_Stated task_. Repeat the material below exactly, with no pictures.

___ Data extract

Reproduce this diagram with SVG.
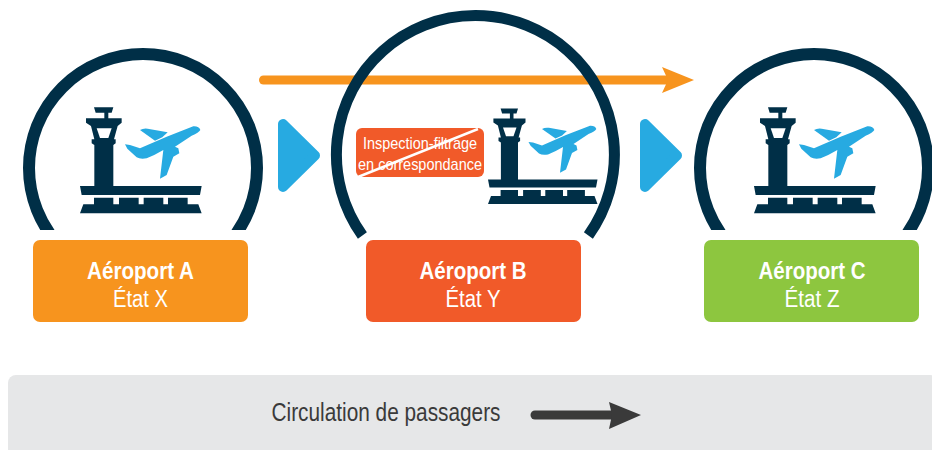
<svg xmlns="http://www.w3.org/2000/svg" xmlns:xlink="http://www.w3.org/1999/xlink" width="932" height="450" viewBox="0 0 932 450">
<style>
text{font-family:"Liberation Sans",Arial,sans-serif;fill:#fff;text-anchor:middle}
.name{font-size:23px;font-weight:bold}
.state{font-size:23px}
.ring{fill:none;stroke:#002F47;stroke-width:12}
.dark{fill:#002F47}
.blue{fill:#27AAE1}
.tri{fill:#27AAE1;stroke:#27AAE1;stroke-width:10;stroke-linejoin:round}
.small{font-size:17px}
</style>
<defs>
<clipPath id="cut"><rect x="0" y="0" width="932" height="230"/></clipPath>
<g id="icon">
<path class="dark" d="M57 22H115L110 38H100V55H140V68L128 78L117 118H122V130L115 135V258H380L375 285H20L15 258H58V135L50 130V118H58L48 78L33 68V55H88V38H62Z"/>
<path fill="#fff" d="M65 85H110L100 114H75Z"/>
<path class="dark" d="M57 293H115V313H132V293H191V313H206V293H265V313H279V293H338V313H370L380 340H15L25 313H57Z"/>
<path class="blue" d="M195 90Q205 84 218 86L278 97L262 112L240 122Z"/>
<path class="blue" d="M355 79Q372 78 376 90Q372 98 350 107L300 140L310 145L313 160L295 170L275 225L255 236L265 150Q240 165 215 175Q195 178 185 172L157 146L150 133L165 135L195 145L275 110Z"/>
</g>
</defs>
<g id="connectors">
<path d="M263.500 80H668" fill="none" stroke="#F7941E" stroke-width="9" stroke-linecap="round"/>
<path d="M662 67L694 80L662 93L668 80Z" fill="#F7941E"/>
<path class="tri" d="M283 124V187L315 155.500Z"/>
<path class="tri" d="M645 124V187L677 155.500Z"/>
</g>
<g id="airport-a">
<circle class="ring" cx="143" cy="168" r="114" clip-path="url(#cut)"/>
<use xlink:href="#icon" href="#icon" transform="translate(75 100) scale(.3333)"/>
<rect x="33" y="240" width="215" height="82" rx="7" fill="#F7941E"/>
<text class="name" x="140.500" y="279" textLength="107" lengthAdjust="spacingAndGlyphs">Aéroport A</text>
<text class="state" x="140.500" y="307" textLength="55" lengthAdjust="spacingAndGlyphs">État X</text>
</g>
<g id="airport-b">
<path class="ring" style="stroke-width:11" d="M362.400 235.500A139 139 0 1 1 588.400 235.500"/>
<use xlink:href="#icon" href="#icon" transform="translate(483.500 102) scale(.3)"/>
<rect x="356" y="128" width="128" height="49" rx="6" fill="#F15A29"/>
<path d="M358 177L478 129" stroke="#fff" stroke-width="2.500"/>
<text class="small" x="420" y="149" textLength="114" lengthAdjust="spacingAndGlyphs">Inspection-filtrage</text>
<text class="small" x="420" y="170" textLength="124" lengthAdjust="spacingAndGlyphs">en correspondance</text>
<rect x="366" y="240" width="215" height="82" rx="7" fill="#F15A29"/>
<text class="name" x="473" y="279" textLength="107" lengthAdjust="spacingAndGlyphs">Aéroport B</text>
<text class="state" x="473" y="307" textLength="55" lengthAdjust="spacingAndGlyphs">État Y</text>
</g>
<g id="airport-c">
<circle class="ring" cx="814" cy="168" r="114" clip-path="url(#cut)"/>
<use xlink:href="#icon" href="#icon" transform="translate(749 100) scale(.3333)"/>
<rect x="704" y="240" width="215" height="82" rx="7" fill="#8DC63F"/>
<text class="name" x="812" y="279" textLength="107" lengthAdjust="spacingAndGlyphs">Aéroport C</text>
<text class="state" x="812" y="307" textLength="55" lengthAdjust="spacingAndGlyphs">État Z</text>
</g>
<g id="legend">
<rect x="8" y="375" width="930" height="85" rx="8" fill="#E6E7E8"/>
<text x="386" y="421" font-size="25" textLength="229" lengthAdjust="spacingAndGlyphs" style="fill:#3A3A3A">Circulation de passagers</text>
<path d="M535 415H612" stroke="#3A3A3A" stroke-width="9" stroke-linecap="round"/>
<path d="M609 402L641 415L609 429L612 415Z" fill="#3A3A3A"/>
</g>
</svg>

______

_Final result_.
Reproduce this diagram with SVG.
<svg xmlns="http://www.w3.org/2000/svg" xmlns:xlink="http://www.w3.org/1999/xlink" width="932" height="450" viewBox="0 0 932 450">
<style>
text{font-family:"Liberation Sans",Arial,sans-serif;fill:#fff;text-anchor:middle}
.name{font-size:23px;font-weight:bold}
.state{font-size:23px}
.ring{fill:none;stroke:#002F47;stroke-width:12}
.dark{fill:#002F47}
.blue{fill:#27AAE1}
.tri{fill:#27AAE1;stroke:#27AAE1;stroke-width:10;stroke-linejoin:round}
.small{font-size:17px}
</style>
<defs>
<clipPath id="cut"><rect x="0" y="0" width="932" height="230"/></clipPath>
<g id="icon">
<path class="dark" d="M57 22H115L110 38H100V55H140V68L128 78L117 118H122V130L115 135V258H380L375 285H20L15 258H58V135L50 130V118H58L48 78L33 68V55H88V38H62Z"/>
<path fill="#fff" d="M65 85H110L100 114H75Z"/>
<path class="dark" d="M57 293H115V313H132V293H191V313H206V293H265V313H279V293H338V313H370L380 340H15L25 313H57Z"/>
<path class="blue" d="M195 90Q205 84 218 86L278 97L262 112L240 122Z"/>
<path class="blue" d="M355 79Q372 78 376 90Q372 98 350 107L300 140L310 145L313 160L295 170L275 225L255 236L265 150Q240 165 215 175Q195 178 185 172L157 146L150 133L165 135L195 145L275 110Z"/>
</g>
</defs>
<g id="connectors">
<path d="M263.500 80H668" fill="none" stroke="#F7941E" stroke-width="9" stroke-linecap="round"/>
<path d="M662 67L694 80L662 93L668 80Z" fill="#F7941E"/>
<path class="tri" d="M283 124V187L315 155.500Z"/>
<path class="tri" d="M645 124V187L677 155.500Z"/>
</g>
<g id="airport-a">
<circle class="ring" cx="143" cy="168" r="114" clip-path="url(#cut)"/>
<use xlink:href="#icon" href="#icon" transform="translate(75 100) scale(.3333)"/>
<rect x="33" y="240" width="215" height="82" rx="7" fill="#F7941E"/>
<text class="name" x="140.500" y="279" textLength="107" lengthAdjust="spacingAndGlyphs">Aéroport A</text>
<text class="state" x="140.500" y="307" textLength="55" lengthAdjust="spacingAndGlyphs">État X</text>
</g>
<g id="airport-b">
<path class="ring" style="stroke-width:11" d="M362.400 235.500A139 139 0 1 1 588.400 235.500"/>
<use xlink:href="#icon" href="#icon" transform="translate(483.500 102) scale(.3)"/>
<rect x="356" y="128" width="128" height="49" rx="6" fill="#F15A29"/>
<path d="M358 177L478 129" stroke="#fff" stroke-width="2.500"/>
<text class="small" x="420" y="149" textLength="114" lengthAdjust="spacingAndGlyphs">Inspection-filtrage</text>
<text class="small" x="420" y="170" textLength="124" lengthAdjust="spacingAndGlyphs">en correspondance</text>
<rect x="366" y="240" width="215" height="82" rx="7" fill="#F15A29"/>
<text class="name" x="473" y="279" textLength="107" lengthAdjust="spacingAndGlyphs">Aéroport B</text>
<text class="state" x="473" y="307" textLength="55" lengthAdjust="spacingAndGlyphs">État Y</text>
</g>
<g id="airport-c">
<circle class="ring" cx="814" cy="168" r="114" clip-path="url(#cut)"/>
<use xlink:href="#icon" href="#icon" transform="translate(749 100) scale(.3333)"/>
<rect x="704" y="240" width="215" height="82" rx="7" fill="#8DC63F"/>
<text class="name" x="812" y="279" textLength="107" lengthAdjust="spacingAndGlyphs">Aéroport C</text>
<text class="state" x="812" y="307" textLength="55" lengthAdjust="spacingAndGlyphs">État Z</text>
</g>
<g id="legend">
<rect x="8" y="375" width="930" height="85" rx="8" fill="#E6E7E8"/>
<text x="386" y="421" font-size="25" textLength="229" lengthAdjust="spacingAndGlyphs" style="fill:#3A3A3A">Circulation de passagers</text>
<path d="M535 415H612" stroke="#3A3A3A" stroke-width="9" stroke-linecap="round"/>
<path d="M609 402L641 415L609 429L612 415Z" fill="#3A3A3A"/>
</g>
</svg>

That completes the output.